Currently, the most common language models are n-gram models, which assume that the probability of a word sequence can be decomposed into conditional probabilities for a given word, based on the words that preceded it. In the context of an n-gram language model, a trigram is a string of three consecutive words. Similarly, a bigram is a string of two consecutive words, and a unigram is a single word. The conditional probability of a trigram may be expressed using the following notation: Prob (w1 I w2, w3), which may be interpreted as “the probability that the word w1 will follow the words w2 and w3, in order.”

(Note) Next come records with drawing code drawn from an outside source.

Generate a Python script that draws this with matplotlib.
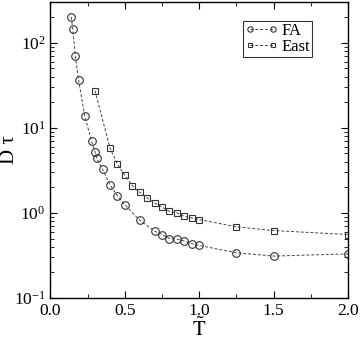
import matplotlib
matplotlib.use("Agg")
import matplotlib.pyplot as plt
from matplotlib.ticker import MultipleLocator, LogLocator, NullFormatter

plt.rcParams['font.family'] = ['Liberation Serif', 'DejaVu Serif']
plt.rcParams['mathtext.fontset'] = 'stix'

fa_T = [0.14, 0.15, 0.167, 0.19, 0.23, 0.277, 0.30, 0.31, 0.35, 0.40, 0.45, 0.50,
        0.60, 0.70, 0.75, 0.80, 0.85, 0.90, 0.95, 1.00, 1.25, 1.50, 2.00]
fa_D = [200, 146, 70, 36, 13.9, 6.9, 5.2, 4.4, 3.26, 2.14, 1.59, 1.25,
        0.82, 0.61, 0.557, 0.50, 0.49, 0.466, 0.436, 0.414, 0.34, 0.311, 0.33]

east_T = [0.30, 0.40, 0.45, 0.50, 0.55, 0.60, 0.65, 0.70, 0.75, 0.80, 0.85,
          0.90, 0.95, 1.00, 1.25, 1.50, 2.00]
east_D = [27.2, 5.8, 3.76, 2.75, 2.09, 1.74, 1.5, 1.31, 1.17, 1.04, 1.0,
          0.91, 0.87, 0.835, 0.686, 0.62, 0.557]

fig = plt.figure(figsize=(3.6, 3.4), dpi=100)
ax = fig.add_axes([0.140, 0.1235, 0.827, 0.8705])

lc = '#444444'
ax.plot(fa_T, fa_D, linestyle='--', dashes=(3, 2), color=lc, linewidth=0.7,
        marker='o', markersize=5.5, markerfacecolor='none', markeredgecolor='#333333',
        markeredgewidth=0.8, label='FA')
ax.plot(east_T, east_D, linestyle='--', dashes=(3, 2), color=lc, linewidth=0.7,
        marker='s', markersize=5, markerfacecolor='none', markeredgecolor='#333333',
        markeredgewidth=0.8, label='East')

ax.set_yscale('log')
ax.set_xlim(0.0, 2.0)
ax.set_ylim(0.1, 300)
ax.xaxis.set_major_locator(MultipleLocator(0.5))
ax.xaxis.set_minor_locator(MultipleLocator(0.25))
ax.xaxis.set_major_formatter(matplotlib.ticker.FormatStrFormatter('%.1f'))
ax.yaxis.set_major_locator(LogLocator(base=10, numticks=10))
ax.yaxis.set_minor_locator(LogLocator(base=10, subs=range(2, 10), numticks=20))
ax.yaxis.set_minor_formatter(NullFormatter())

ax.tick_params(which='both', direction='in', top=True, right=True, labelsize=12.5)
ax.tick_params(which='major', length=5, width=0.8)
ax.tick_params(which='minor', length=3, width=0.6)
for s in ax.spines.values():
    s.set_linewidth(1.0)

ax.set_xlabel(r'$\tilde{\mathrm{T}}$', fontsize=15)
ax.xaxis.set_label_coords(0.5, -0.068)
ax.set_ylabel('D τ', fontsize=15)
ax.yaxis.set_label_coords(-0.105, 0.5)

leg = ax.legend(loc='upper right', bbox_to_anchor=(0.88, 0.935), numpoints=2,
                fontsize=12, frameon=True, fancybox=False, edgecolor='black',
                handlelength=2.0, handletextpad=0.2, borderpad=0.12,
                labelspacing=0.0, borderaxespad=0.0, markerscale=0.7)
leg.get_frame().set_linewidth(0.8)

fig.savefig('out.png', dpi=100)
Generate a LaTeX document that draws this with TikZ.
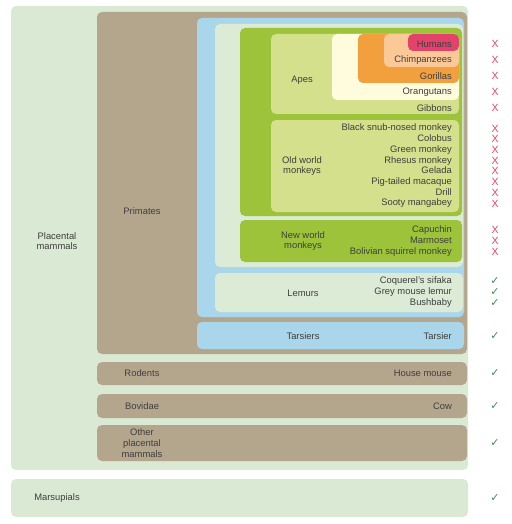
\documentclass[tikz,border=0pt]{standalone}
\usepackage{fontspec}
\setmainfont{Liberation Sans}
\newfontfamily\symfont{DejaVu Sans}
\usetikzlibrary{positioning}
\definecolor{placental}{HTML}{D9E9D3}
\definecolor{taupe}{HTML}{B4A68D}
\definecolor{skyblue}{HTML}{AAD6EC}
\definecolor{simian}{HTML}{DCEBD6}
\definecolor{catarrh}{HTML}{9DC33B}
\definecolor{lime}{HTML}{D4E08C}
\definecolor{cream}{HTML}{FFFBDD}
\definecolor{african}{HTML}{F2A03D}
\definecolor{peach}{HTML}{FBC997}
\definecolor{human}{HTML}{E3436B}
\definecolor{textgray}{HTML}{3F3F3F}
\definecolor{crossred}{HTML}{E2475A}
\definecolor{tickgreen}{HTML}{3D8C52}
\tikzstyle{box} = [rounded corners=5pt]
\tikzstyle{taxon} = [text=textgray, align=center, inner sep=0pt, font=\fontsize{9.4}{10.7}\selectfont]
\tikzstyle{species} = [text=textgray, align=right, anchor=east, inner sep=0pt, font=\fontsize{9.4}{10.7}\selectfont]
\tikzstyle{cross} = [text=crossred, align=center, inner sep=0pt, font=\fontsize{10.5}{10.7}\selectfont]
\tikzstyle{tick} = [text=tickgreen, align=center, inner sep=0pt, font=\symfont\fontsize{11}{10.7}\selectfont]

\begin{document}
\begin{tikzpicture}[x=1pt, y=-1pt]
    \useasboundingbox (0,0) rectangle (511,524);

    % nested groups
    \fill[box, placental] (11,6) rectangle (468,470);
    \fill[box, placental] (11,479) rectangle (468,517);
    \fill[box, taupe] (97,12) rectangle (467,354);
    \fill[box, taupe] (97,362) rectangle (467,385);
    \fill[box, taupe] (97,394) rectangle (467,418);
    \fill[box, taupe] (97,425) rectangle (467,461);
    \fill[box, skyblue] (197,18) rectangle (464,317);
    \fill[box, skyblue] (197,322) rectangle (464,349);
    \fill[box, simian] (215,24) rectangle (463,267);
    \fill[box, simian] (215,273) rectangle (463,312);
    \fill[box, catarrh] (240,28) rectangle (462,216);
    \fill[box, catarrh] (240,220) rectangle (462,262);
    \fill[box, lime] (271,34) rectangle (459,114);
    \fill[box, lime] (271,120) rectangle (459,212);
    \fill[box, cream] (332,34) rectangle (459,100);
    \fill[box, african] (358,34) rectangle (459,83);
    \fill[box, peach] (384,34) rectangle (459,67);
    \fill[box, human] (408,34) rectangle (459,51);

    % group labels
    \node (placental) [taxon] at (57,241) {Placental\\mammals};
    \node (marsupials) [taxon] at (57,498) {Marsupials};
    \node (primates) [taxon] at (142,211) {Primates};
    \node (rodents) [taxon] at (142,373) {Rodents};
    \node (bovidae) [taxon] at (142,406) {Bovidae};
    \node (otherpl) [taxon] at (142,443) {Other\\placental\\mammals};
    \node (apes) [taxon] at (302,80) {Apes};
    \node (owm) [taxon] at (302,166) {Old world\\monkeys};
    \node (nwm) [taxon] at (303,241) {New world\\monkeys};
    \node (lemurs) [taxon] at (303,293) {Lemurs};
    \node (tarsiers) [taxon] at (303,336) {Tarsiers};

    % species
    \node (humans) [species] at (452,44) {Humans};
    \node (chimps) [species] at (452,60) {Chimpanzees};
    \node (gorillas) [species] at (452,76) {Gorillas};
    \node (orangs) [species] at (452,92) {Orangutans};
    \node (gibbons) [species] at (452,108) {Gibbons};
    \node (owmsp) [species] at (452,166) {Black snub-nosed monkey\\Colobus\\Green monkey\\Rhesus monkey\\Gelada\\Pig-tailed macaque\\Drill\\Sooty mangabey};
    \node (nwmsp) [species] at (452,241) {Capuchin\\Marmoset\\Bolivian squirrel monkey};
    \node (lemursp) [species] at (452,292) {Coquerel's sifaka\\Grey mouse lemur\\Bushbaby};
    \node (tarsier) [species] at (452,336) {Tarsier};
    \node (mouse) [species] at (452,373) {House mouse};
    \node (cow) [species] at (452,406) {Cow};

    % marks
    \coordinate (markcol) at (495,0);
    \node (x1) [cross] at (humans -| markcol) {X};
    \node (x2) [cross] at (chimps -| markcol) {X};
    \node (x3) [cross] at (gorillas -| markcol) {X};
    \node (x4) [cross] at (orangs -| markcol) {X};
    \node (x5) [cross] at (gibbons -| markcol) {X};
    \node (x6) [cross] at (owmsp -| markcol) {X\\X\\X\\X\\X\\X\\X\\X};
    \node (x7) [cross] at (nwmsp -| markcol) {X\\X\\X};
    \node (t1) [tick] at (lemursp -| markcol) {✓\\✓\\✓};
    \node (t2) [tick] at (tarsier -| markcol) {✓};
    \node (t3) [tick] at (mouse -| markcol) {✓};
    \node (t4) [tick] at (cow -| markcol) {✓};
    \node (t5) [tick] at (otherpl -| markcol) {✓};
    \node (t6) [tick] at (marsupials -| markcol) {✓};

  \end{tikzpicture}
\end{document}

Additonally, current voice recognition systems rely on a “dictation-based” language model. That is, the voice recognition systems often rely only on the person dictating words for translation. At the same time, as processing power improves, voice recognition systems are finding broader applications. For example, many computer users rely on “instant messaging” (IM) applications for exchanging short messages of text with other users. A voice recognition system may be used in conjunction with an IM application. That is a voice recognition system can be used to translate the spoken word into text which is thereafter inputted into the IM application. In an IM application session, a “conversation” may take place between two or more people entirely in a text based form. IM applications are available for virtually any computer system available today, and are also available on many other devices such as PDAs and mobile phones. When a user engages in an IM text based “conversation” with another user, using a voice recognition system to translate spoken word into text, a voice recognition system may still rely on the single user dictation based language model, despite the reality that a user may be engaging in a conversation that includes other participants. Because word usage probabilities may be dramatically different depending on the context of a “dictation” session and a “conversation” session, an n-gram language model may produce an unacceptable percentage of mistakes in translating one-half of a text based conversation. (e.g., an IM session between two conversation participants).
Accordingly, even using the n-gram language model with the adjustments described above, voice recognition systems still produce a substantial number of mismatches between voice patterns and the resulting translated text. Therefore, there remains a need for methods that will improve the accuracy of a voice recognition system.